Butuh perjuangan ekstra keras untuk mendapatkan pendidikan, mulai dari menempuh perjalanan ratusan kilometer, harus bersabar ketika ternyata guru yang diharapkan tak kunjung tiba, belum lagi mahalnya biaya pendidikan menyebabkan mereka susah mendapatkan buku pelajaran. Hal ini berimbas pada rendahnya kualitas pendidikan di Papua. Banyak ditemui di sekolah-sekolah dasar dimana siswa kelas atas (5,6 SD) pun masih kesulitan untuk sekedar membaca. Jika hal ini terus berlanjut, bagaimana bisa mereka bersaing dengan siswa-siswa dari kota lain dalam ujian nasional? Lalu jika kegagalan dalam kelulusan merupakan hal yang wajar di sana, apakah kita akan membiarkannya menjadi penyebab utama jika mereka tidak bisa mengimbangi tuntutan globalosasi.
Jika melihat fakta yang demikian, rasanya tak pantas jika harus menunda tindakan yang seharusnya segera dilakukan untuk menyelamatkan generasi penerus di Papua. Ketika melihat prestasi gemilang yang ditunjukkan oleh masyarakat Papua di SEA Games ini, saya sempat berfikir “Apa jadinya Indonesia kalau Papua memerdekakan diri seperti Timor Timur?”. Sebuah ketakutan yang wajar mengingat selama ini masih banyak masyarakat Papua yang belum ‘tersentuh’ sehingga kehidupan sehari-hari mereka menjadi begitu memprihatinkan.
Saya pernah melihat tayangan di sebuah stasiun TV swasta yang menyajikan kehidupan di pulau paling timur Indonesia itu. Kehidupan di sekitar pesisir lebih tepatnya. Seorang reporter menyajikan portet sebuah keluarga yang kehidupannya cukup memprihatinkan. Untuk makan saja, mereka hanya mengandalkan rebusan jagung campur sayur seadanya yang dimasak tanpa bumbu, itupun termasuk makanan ‘layak’ yang bisa mereka peroleh karena tak jarang pula mereka ‘berpuasa’. Untuk pendidikannya? Hanya ada satu bangunan sekolah dengan satu guru disana. Satu bangunan dalam arti benar-benar berupa sebuah ruangan kelas.

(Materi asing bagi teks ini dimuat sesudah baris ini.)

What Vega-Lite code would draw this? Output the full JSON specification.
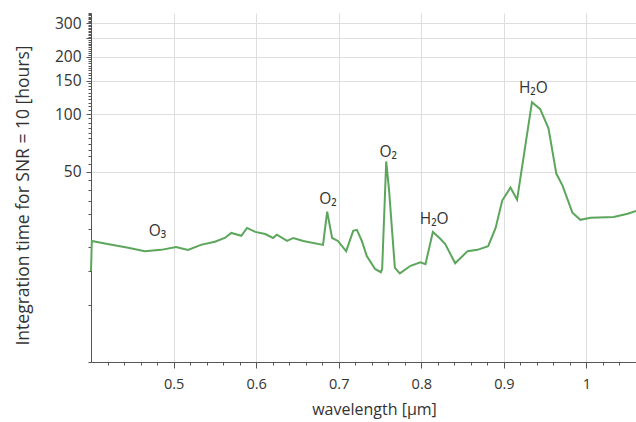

Tanpa ruang guru, ruang kepala sekolah, atau lapangan layaknya sekolah kebanyakan. Namun toh segelintir bocah di sana tetap bersemangat menimba ilmu. Sungguh sebuah pemandandangan yang miris dan ironis mengingat banyaknya yang Papua berikan untuk negeri ini. Banyak sekali kehebatan Papua yang ditunjukkan untuk Indonesia mulai dari alam hingga manusia-manusianya. Bukan saatnya lagi menganaktirikan masyarakat minoritas karena pada kenyataannya kita membutuhkan satu sama lain. Bukan saatnya menunggu waktu yang tepat untuk bertindak karena waktu terus berjalan sementara mereka tak bisa terus seperti ini. Masalah pendidikan memang menjadi tanggung jawab bersama. Bagaimanapun juga masyarakat Papua dengan berbagai kondisi pendidikannya yang memprihatinkan sudah menunjukkan kilaunya. Kilau prestasi yang membanggakan negeri ini. Semoga hal tersebut bisa menjadi pelecut semangat para pemuda Indonesia untuk berlomba memberikan yang terbaik bagi negeri ini.